Figma and Bullish IPOs Highlight the Value of Secondary Markets v

August 2025

By Greg Martin, Managing Director at Rainmaker Securities

Figma’s long-awaited IPO delivered one of the most dramatic debuts we’ve seen in recent years. Priced at $33 per share, the stock opened at $85 and closed on day one at $115.50 - a staggering 250% gain that sent its market cap soaring from $19 billion to nearly $70 billion.

Similarly, Bullish’s IPO, priced at $37 per share, above the marketed range of $32-$33. The company raised about $1.1 billion, valuing it around $5.4 billion at the time of offering. When trading began, the stock opened at $90, roughly a 143% first-day gain. This massive first-day pop underscores the same issue of underpricing due to limited pre-IPO discovery.

While such momentum makes headlines, it also highlights a critical challenge for future IPO-bound companies: the opportunity cost of under pricing. Estimates suggest that both Figma and Bullish may have left billions in proceeds unrealized, capital that could have supported R&D, strategic acquisitions, or long-term value creation.

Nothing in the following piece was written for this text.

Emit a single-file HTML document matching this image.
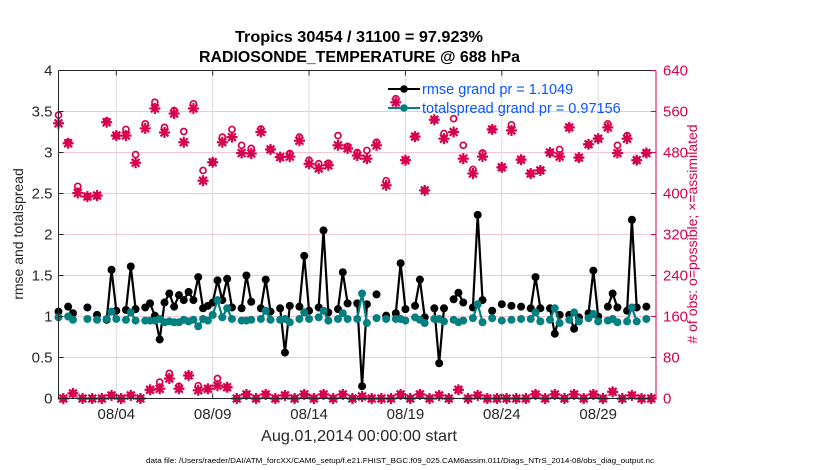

The core issue wasn’t demand or market fit, it was a deficiency in accurate price discovery. Specifically, the absence of an active secondary market ahead of IPO meant that the companies, their CEOs, and early stakeholders entered the public market without reliable, data-led benchmarks for investor demand and valuation. The results are IPOs priced too conservatively.

A measured first-day “pop” of 10-15% is widely considered healthy. It signals positive reception, rewards early investors, and sets a foundation for trading. But when a stock more than triples upon debut, it calls into question the effectiveness of the pricing process and the extent to which capital optimization might have been compromised.

Why Secondary Markets Matter

This is where the value of a well-functioning private secondary market becomes clear.

Both Figma and Bullish took restrictive stances on pre-IPO liquidity, limiting the ability to establish an informed valuation baseline. When institutional demand surged on listing day, the absence of a pre-existing market benchmark contributed to dramatic repricing in real time.

Even an auction-style IPO process like that of Figma, which can improve transparency, depends on a credible starting price. Without meaningful data from real trades, pricing is still largely a best guess.

Unlike roadshows, where institutional investors can signal demand without capital commitment, secondary transactions represent actual pricing decisions, reflecting what buyers are willing to pay and what sellers are willing to accept, months or even years before an IPO.

Many founders avoid secondary markets, fearing volatility or loss of control. But in today’s capital markets, secondary trading is increasingly a strategic instrument. It enables leadership to validate pricing in real-world conditions, broaden the investor base, and enter the public markets with greater confidence and precision.

Companies that allow controlled, transparent secondary trading gain critical insight into true share value well ahead of a public offering. This intelligence helps them refine IPO pricing , minimize unnecessary dilution, and reduce the risk of disruptive market swings.

Consider recent IPOs from Chime and Rubrik, two companies that embraced secondary trading ahead of their listings. Their IPO prices aligned closely with private market trading valuations, helping avoid dramatic repricing seen in less-informed debuts.

Liquidity is a Tool, Not a Liability

Concerns that pre-IPO trading may create distractions or signal misalignment are gradually being displaced by recognition of its strategic value.

Today, leading companies use secondary market activity as a strategic tool, not only for employee liquidity, but for investor engagement, brand building, and crucial market intelligence. In a market landscape where private companies remain private for longer, foregoing this lever may mean missing out on both capital and strategic opportunities.

The idea that a $20 billion company can remain in a black box of valuation opacity until a two-week IPO roadshow and still achieve precision pricing is outdated. Public market readiness is a process, not an event, and secondary market participation is an essential part of that journey.

The Future of Smarter IPOs

Figma and Bullish both achieved remarkable debuts. But beneath the excitement lies an important lesson: if companies don’t let the market test and inform their valuation before listing, the public markets will do it for them, and the forfeited value may be substantial.

By complementing their IPO processes with measured secondary market engagement, both Figma and Bullish could have captured real-time price discovery, preserved more value for shareholders, and entered the public arena with greater precision.

A robust secondary market does more than offer liquidity; it delivers confidence, clarity, and value preservation. For late-stage companies preparing for a listing, embracing secondary trading is now a critical part of pre-IPO strategy and an essential step toward a smarter path to the public markets.